Protein-coding gene in the species Homo sapiens

Nitric oxide synthase 1 (neuronal), also known as NOS1, is an enzyme that in humans is encoded by the NOS1 gene.

== Function ==
Nitric oxide synthases (NOSs) are a family of synthases that catalyze the production of nitric oxide (NO) from L-arginine. NO is a chemical messenger with diverse functions throughout the body depending on its enzymatic source and tissue localization. In the brain and peripheral nervous system, where NOS1 is largely present, NO displays many properties of a neurotransmitter and may be involved in long term potentiation. It is implicated in neurotoxicity associated with stroke and neurodegenerative diseases, neural regulation of smooth muscle, including peristalsis and sphincter relaxation, and penile erection.
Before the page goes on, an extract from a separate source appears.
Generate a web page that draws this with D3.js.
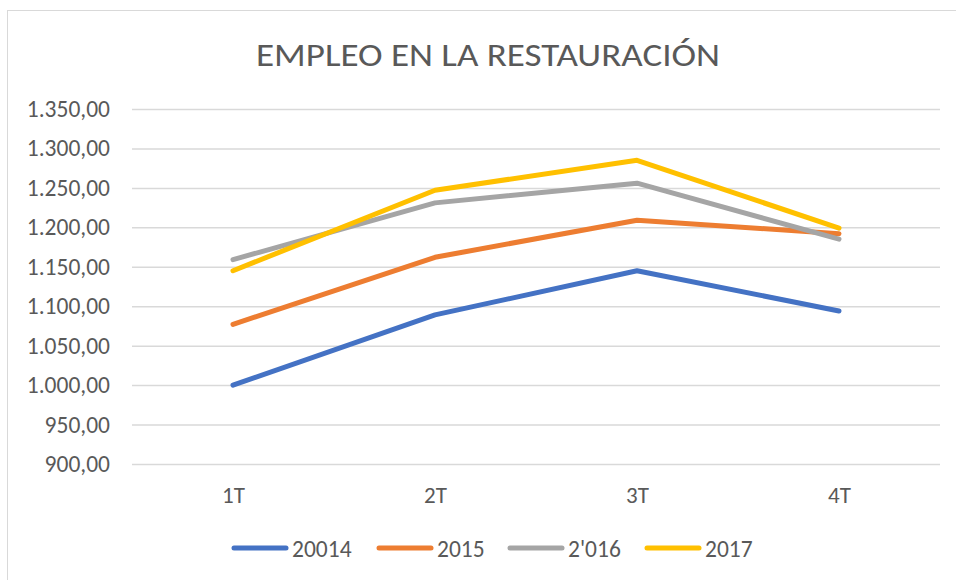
<!DOCTYPE html>
<html>
<head>
<meta charset="utf-8">
<script src="https://cdn.jsdelivr.net/npm/d3@7"></script>
<style>
  body { margin: 0; background: #fff; }
  text { font-family: Carlito, "Liberation Sans", Arial, sans-serif; fill: #595959; }
</style>
</head>
<body>
<svg width="956" height="580"></svg>
<script>
// data
const quarters = ['1T', '2T', '3T', '4T'];
const seriesNames = ['20014', '2015', "2'016", '2017'];
const s20014 = [1000, 1089, 1145, 1094];
const s2015 = [1077, 1162, 1209, 1192];
const s2016 = [1159, 1231, 1256, 1185];
const s2017 = [1145, 1247, 1285, 1199];
const yTicks = [900, 950, 1000, 1050, 1100, 1150, 1200, 1250, 1300, 1350];
const colors = ['#4472C4', '#ED7D31', '#A5A5A5', '#FFC000'];

const series = [s20014, s2015, s2016, s2017].map((values, i) => ({
    name: seriesNames[i], color: colors[i], values
}));

const svg = d3.select('svg');

// chart area border
svg.append('rect')
    .attr('x', 7.5).attr('y', 10.5)
    .attr('width', 960).attr('height', 580)
    .attr('fill', 'none')
    .attr('stroke', '#d9d9d9');

const margin = { left: 132, right: 16, top: 109, bottom: 116 };
const width = 956 - margin.left - margin.right;
const height = 580 - margin.top - margin.bottom;

const g = svg.append('g')
    .attr('transform', `translate(${margin.left},${margin.top})`);

const x = d3.scalePoint()
    .domain(quarters)
    .range([0, width])
    .padding(0.5);

const y = d3.scaleLinear()
    .domain([900, 1350])
    .range([height, 0]);

const fmt = d3.formatLocale({ decimal: ',', thousands: '.', grouping: [3], currency: ['', '€'] })
    .format(',.2f');

// gridlines + y labels
const yAxis = g.append('g')
    .call(d3.axisLeft(y).tickValues(yTicks).tickSize(-width).tickPadding(22).tickFormat(fmt));
yAxis.select('.domain').remove();
yAxis.selectAll('line').attr('stroke', '#d9d9d9').attr('stroke-width', 1.5);
yAxis.selectAll('text').attr('font-size', 23.5).attr('fill', '#595959');

// x labels
const xAxis = g.append('g')
    .attr('transform', `translate(0,${height})`)
    .call(d3.axisBottom(x).tickSize(0));
xAxis.select('.domain').remove();
xAxis.selectAll('text')
    .attr('y', 39).attr('dy', null)
    .attr('font-size', 23).attr('fill', '#595959');

// lines
const line = d3.line()
    .x((d, i) => x(quarters[i]))
    .y(d => y(d));

g.selectAll('.series')
    .data(series)
    .join('path')
        .attr('class', 'series')
        .attr('d', d => line(d.values))
        .attr('fill', 'none')
        .attr('stroke', d => d.color)
        .attr('stroke-width', 5)
        .attr('stroke-linejoin', 'round')
        .attr('stroke-linecap', 'round');

// title
svg.append('text')
    .attr('x', 488).attr('y', 66)
    .attr('text-anchor', 'middle')
    .attr('font-size', 33)
    .attr('textLength', 464)
    .attr('lengthAdjust', 'spacingAndGlyphs')
    .text('EMPLEO EN LA RESTAURACIÓN');

// legend
const legendX = [232, 377, 508, 645];
const legend = svg.append('g').attr('transform', 'translate(0,548)');
const item = legend.selectAll('g')
    .data(series)
    .join('g')
        .attr('transform', (d, i) => `translate(${legendX[i]},0)`);
item.append('line')
    .attr('x1', 2).attr('x2', 54)
    .attr('stroke', d => d.color)
    .attr('stroke-width', 5)
    .attr('stroke-linecap', 'round');
item.append('text')
    .attr('x', 60).attr('y', 9)
    .attr('font-size', 23.5)
    .text(d => d.name);
</script>
</body>
</html>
NO is also responsible for endothelium-derived relaxing factor activity regulating blood pressure as produced from its related enzyme NOS3. In macrophages, NO mediates tumoricidal and bactericidal actions, as produced from its related enzyme NOS2. Various pharmacological inhibitors of NO synthases (NOS) block these effects, but further distinction of their function has been elucidated by animal models in which these specific genes have been inactivated. Neuronal NOS (NOS1), Endothelial NOS (NOS3), and Inducible NOS macrophage NOS are distinct isoforms. Both the neuronal and the macrophage forms are unusual among oxidative enzymes in requiring several electron donors: flavin adenine dinucleotide (FAD), flavin mononucleotide (FMN), NADPH, and tetrahydrobiopterin.

== Clinical significance ==

It has been implicated in asthma, schizophrenia, restless leg syndrome, and psychostimulant neurotoxicity. It has also been investigated with respect to bipolar disorder and air pollution exposure.

== Interactions ==

NOS1 has been shown to interact with DLG4 and NOS1AP.